Written problem =>
Exactly and only the lines from the one containing "Output the Python" through the one containing "import numpy as np" belong in your copy. Pictures do not.

Provided data =>
= = =
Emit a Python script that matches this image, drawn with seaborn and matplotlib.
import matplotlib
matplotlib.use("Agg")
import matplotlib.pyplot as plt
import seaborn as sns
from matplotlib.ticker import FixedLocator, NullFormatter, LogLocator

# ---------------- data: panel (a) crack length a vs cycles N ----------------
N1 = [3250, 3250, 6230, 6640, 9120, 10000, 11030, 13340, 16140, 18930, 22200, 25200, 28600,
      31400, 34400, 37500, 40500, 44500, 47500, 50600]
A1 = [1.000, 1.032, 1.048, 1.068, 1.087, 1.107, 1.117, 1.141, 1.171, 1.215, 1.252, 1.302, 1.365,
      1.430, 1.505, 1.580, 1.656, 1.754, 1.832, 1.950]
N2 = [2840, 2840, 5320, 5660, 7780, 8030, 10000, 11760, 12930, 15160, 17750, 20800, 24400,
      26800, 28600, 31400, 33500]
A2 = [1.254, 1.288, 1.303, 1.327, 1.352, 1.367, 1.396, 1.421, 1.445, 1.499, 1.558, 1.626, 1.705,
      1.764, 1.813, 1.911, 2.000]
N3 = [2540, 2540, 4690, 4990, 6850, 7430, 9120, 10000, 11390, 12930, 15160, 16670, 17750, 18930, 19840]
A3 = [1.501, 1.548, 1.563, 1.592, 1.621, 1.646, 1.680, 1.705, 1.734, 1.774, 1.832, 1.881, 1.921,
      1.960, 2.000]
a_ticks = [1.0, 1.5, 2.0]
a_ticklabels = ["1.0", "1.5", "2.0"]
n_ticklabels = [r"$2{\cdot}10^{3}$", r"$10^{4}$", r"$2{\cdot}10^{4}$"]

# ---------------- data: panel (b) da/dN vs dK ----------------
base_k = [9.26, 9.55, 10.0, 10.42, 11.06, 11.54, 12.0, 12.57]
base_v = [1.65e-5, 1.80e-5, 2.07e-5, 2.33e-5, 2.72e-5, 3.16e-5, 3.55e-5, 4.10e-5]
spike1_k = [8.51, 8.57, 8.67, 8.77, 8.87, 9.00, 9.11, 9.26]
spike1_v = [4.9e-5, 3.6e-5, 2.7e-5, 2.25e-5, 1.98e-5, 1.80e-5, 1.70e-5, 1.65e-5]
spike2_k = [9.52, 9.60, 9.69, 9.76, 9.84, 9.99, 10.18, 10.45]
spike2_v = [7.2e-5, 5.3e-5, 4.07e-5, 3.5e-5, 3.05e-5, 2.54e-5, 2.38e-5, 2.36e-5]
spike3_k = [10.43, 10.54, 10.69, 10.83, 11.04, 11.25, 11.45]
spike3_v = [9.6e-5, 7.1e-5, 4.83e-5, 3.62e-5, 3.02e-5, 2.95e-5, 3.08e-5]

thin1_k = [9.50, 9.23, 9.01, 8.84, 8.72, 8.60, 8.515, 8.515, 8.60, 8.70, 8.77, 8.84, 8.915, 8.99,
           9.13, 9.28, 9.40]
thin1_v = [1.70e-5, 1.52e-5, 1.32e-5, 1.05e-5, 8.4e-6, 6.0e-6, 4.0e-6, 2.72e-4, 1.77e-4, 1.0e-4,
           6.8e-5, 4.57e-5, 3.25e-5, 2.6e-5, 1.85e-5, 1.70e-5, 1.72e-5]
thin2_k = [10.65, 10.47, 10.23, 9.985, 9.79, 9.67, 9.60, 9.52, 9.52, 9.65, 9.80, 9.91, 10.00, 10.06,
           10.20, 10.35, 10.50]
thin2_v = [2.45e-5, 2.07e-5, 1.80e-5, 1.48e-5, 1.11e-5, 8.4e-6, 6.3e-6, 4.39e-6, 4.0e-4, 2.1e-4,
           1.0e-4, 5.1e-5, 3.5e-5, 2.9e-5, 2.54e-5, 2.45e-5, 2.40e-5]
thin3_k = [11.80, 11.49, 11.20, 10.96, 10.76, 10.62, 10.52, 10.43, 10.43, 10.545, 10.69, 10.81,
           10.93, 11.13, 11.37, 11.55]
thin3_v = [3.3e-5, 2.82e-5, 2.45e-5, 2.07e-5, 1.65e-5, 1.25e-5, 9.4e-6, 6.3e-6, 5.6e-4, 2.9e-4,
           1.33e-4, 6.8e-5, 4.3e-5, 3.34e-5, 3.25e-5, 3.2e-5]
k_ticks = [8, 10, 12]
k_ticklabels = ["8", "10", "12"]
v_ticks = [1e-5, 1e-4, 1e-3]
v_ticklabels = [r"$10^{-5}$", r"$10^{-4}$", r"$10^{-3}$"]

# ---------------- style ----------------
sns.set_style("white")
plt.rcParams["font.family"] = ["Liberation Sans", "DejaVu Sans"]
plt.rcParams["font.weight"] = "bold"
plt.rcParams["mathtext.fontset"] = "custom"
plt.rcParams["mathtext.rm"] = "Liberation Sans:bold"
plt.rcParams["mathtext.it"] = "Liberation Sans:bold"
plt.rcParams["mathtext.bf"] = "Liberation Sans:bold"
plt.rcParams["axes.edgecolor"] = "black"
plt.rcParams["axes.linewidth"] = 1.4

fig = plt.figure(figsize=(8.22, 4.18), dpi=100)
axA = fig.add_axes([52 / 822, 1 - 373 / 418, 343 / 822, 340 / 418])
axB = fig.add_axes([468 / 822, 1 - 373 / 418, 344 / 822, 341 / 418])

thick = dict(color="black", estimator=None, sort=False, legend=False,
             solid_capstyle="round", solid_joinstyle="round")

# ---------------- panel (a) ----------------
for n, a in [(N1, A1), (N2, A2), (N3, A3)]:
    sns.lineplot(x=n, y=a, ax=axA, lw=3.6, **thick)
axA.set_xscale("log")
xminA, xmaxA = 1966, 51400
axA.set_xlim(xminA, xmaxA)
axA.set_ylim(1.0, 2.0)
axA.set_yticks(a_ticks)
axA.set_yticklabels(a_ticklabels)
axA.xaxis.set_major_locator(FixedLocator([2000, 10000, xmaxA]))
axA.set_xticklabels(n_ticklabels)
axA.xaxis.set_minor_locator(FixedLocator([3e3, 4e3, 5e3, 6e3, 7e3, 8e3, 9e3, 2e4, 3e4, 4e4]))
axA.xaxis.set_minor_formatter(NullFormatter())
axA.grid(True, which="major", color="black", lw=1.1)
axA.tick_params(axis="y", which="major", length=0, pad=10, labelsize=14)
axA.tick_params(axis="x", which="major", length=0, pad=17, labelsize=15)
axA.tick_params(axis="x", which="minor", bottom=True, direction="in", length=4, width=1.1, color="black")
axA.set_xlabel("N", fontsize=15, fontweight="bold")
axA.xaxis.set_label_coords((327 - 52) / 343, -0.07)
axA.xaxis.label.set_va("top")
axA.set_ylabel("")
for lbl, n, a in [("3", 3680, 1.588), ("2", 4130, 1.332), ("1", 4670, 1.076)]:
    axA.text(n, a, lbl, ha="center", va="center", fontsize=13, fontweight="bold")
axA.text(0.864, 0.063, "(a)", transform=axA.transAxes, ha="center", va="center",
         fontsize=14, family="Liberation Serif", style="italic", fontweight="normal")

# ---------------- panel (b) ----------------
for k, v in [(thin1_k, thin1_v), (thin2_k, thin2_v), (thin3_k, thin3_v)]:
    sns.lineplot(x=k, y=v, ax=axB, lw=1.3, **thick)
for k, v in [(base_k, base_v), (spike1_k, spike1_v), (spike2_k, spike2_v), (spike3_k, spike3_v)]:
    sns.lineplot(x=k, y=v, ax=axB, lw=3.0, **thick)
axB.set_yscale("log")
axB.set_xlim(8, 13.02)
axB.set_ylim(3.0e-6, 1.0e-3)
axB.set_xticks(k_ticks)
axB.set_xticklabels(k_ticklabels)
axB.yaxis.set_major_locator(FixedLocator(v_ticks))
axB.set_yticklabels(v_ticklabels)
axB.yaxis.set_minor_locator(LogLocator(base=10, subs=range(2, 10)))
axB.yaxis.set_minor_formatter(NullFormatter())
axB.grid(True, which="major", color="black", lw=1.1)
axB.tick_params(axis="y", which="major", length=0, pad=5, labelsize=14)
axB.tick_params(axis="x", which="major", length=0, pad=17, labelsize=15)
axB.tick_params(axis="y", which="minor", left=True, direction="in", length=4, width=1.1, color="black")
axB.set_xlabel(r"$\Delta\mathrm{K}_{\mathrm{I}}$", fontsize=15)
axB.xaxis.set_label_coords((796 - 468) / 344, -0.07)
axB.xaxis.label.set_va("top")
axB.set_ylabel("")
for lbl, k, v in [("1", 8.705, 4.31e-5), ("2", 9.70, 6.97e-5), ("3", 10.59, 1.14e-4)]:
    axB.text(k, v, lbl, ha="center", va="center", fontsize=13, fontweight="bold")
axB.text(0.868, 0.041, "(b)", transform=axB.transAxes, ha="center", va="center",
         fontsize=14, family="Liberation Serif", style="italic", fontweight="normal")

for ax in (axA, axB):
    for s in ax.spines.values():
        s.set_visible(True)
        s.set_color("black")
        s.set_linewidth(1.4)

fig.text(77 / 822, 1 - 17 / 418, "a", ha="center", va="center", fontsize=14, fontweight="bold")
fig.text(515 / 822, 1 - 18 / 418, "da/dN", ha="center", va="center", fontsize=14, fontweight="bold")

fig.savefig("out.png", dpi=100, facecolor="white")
= = =
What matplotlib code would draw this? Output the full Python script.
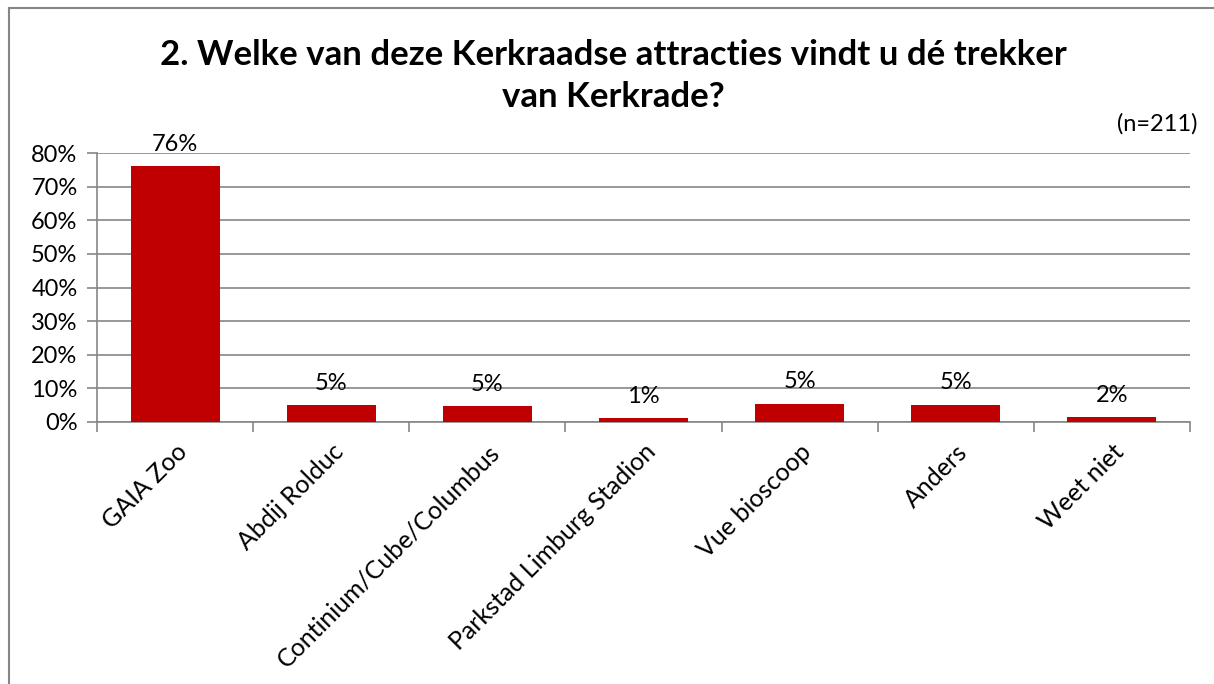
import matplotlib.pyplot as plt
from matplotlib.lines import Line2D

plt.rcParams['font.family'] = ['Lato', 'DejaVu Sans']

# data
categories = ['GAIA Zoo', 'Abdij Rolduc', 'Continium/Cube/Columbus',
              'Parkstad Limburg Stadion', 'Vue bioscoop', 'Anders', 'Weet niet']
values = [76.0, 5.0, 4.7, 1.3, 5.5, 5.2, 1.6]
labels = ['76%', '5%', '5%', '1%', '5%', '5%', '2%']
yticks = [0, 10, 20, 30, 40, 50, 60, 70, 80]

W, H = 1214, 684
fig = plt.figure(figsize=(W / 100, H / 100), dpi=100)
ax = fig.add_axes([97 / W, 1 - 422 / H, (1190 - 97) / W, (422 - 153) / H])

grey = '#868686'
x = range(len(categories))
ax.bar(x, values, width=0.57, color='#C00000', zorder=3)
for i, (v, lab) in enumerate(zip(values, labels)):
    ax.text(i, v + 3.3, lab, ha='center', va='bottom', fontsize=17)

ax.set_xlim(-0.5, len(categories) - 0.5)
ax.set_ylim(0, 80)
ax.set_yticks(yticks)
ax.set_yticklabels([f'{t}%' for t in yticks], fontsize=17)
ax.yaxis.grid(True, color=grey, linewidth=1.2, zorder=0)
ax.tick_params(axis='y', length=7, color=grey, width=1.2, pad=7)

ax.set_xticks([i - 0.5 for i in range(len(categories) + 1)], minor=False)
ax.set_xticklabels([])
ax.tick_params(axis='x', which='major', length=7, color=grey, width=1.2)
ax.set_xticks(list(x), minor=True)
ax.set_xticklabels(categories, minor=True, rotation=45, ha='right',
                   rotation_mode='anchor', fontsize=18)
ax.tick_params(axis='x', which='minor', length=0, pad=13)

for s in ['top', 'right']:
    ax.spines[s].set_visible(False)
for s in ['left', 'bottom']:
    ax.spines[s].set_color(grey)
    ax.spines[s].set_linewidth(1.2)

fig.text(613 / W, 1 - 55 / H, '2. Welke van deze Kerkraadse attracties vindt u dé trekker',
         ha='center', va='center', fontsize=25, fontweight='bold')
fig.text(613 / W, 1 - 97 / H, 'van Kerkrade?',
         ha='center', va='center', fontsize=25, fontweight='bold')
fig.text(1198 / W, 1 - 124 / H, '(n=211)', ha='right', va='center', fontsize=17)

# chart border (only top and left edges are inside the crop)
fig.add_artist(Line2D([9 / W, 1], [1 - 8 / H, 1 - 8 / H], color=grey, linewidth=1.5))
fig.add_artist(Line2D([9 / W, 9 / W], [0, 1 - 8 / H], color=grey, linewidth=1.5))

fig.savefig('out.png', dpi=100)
= = =
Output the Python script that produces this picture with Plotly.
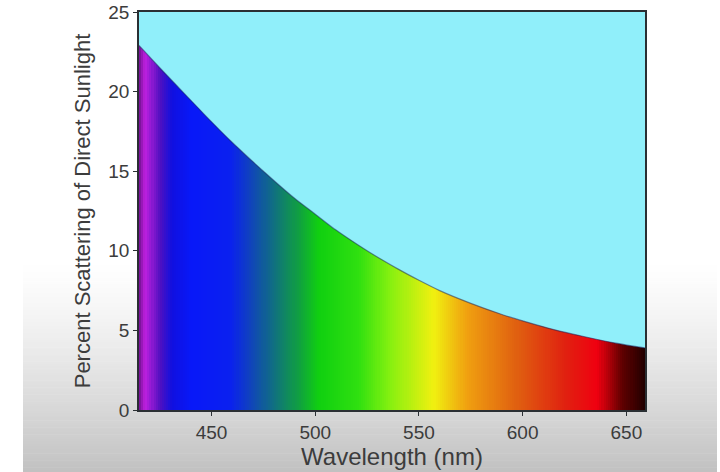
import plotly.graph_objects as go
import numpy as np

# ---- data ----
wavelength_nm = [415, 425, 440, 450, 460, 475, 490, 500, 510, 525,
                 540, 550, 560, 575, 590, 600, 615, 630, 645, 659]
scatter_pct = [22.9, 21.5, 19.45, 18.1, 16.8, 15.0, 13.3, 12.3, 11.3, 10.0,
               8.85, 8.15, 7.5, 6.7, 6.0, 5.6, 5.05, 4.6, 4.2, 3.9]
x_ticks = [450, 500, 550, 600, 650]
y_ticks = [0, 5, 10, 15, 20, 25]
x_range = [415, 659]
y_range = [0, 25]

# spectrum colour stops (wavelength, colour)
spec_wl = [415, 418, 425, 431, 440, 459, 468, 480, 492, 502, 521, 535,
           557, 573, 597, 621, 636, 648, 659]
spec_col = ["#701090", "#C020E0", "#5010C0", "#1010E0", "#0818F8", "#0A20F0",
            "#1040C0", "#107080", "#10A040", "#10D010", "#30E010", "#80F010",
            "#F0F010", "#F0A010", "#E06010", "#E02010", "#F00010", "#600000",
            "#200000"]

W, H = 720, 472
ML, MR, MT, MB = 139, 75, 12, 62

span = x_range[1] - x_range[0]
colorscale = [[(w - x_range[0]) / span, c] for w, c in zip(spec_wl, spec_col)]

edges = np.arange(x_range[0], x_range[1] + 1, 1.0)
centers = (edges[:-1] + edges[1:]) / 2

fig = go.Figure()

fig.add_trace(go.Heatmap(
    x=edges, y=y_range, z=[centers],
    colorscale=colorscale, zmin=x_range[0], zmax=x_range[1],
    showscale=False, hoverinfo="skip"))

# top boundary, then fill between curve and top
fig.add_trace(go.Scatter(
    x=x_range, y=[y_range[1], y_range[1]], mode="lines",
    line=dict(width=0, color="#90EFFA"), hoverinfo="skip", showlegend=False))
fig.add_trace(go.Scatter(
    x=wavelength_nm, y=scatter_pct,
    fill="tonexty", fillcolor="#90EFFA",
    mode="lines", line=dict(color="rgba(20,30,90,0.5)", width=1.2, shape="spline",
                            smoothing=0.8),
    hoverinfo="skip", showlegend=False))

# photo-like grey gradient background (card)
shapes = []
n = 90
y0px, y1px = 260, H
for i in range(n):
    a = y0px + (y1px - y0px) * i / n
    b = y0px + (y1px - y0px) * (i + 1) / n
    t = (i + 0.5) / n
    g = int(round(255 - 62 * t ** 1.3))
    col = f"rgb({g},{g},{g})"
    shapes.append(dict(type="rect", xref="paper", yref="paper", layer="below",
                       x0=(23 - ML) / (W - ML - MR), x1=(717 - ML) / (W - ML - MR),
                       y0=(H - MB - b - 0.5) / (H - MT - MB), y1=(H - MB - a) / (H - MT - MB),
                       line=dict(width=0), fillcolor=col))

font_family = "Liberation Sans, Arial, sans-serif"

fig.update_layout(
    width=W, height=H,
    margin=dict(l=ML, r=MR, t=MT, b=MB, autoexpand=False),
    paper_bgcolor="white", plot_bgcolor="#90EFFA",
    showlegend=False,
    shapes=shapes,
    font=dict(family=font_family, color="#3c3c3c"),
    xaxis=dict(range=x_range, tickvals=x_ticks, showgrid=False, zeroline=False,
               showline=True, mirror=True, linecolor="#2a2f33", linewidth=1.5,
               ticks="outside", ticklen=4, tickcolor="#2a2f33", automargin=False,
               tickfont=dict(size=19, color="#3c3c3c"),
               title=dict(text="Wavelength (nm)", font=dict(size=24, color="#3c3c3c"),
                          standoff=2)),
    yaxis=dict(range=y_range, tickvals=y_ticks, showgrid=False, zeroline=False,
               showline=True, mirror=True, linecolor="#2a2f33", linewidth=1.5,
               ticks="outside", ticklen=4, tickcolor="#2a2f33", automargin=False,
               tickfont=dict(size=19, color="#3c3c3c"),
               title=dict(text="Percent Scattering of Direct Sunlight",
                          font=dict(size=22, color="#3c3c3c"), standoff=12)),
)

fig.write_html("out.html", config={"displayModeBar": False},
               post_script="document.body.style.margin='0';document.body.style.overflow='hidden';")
= = =
Result for this task =>
Output the Python script that produces this picture with Plotly.
import plotly.graph_objects as go
import numpy as np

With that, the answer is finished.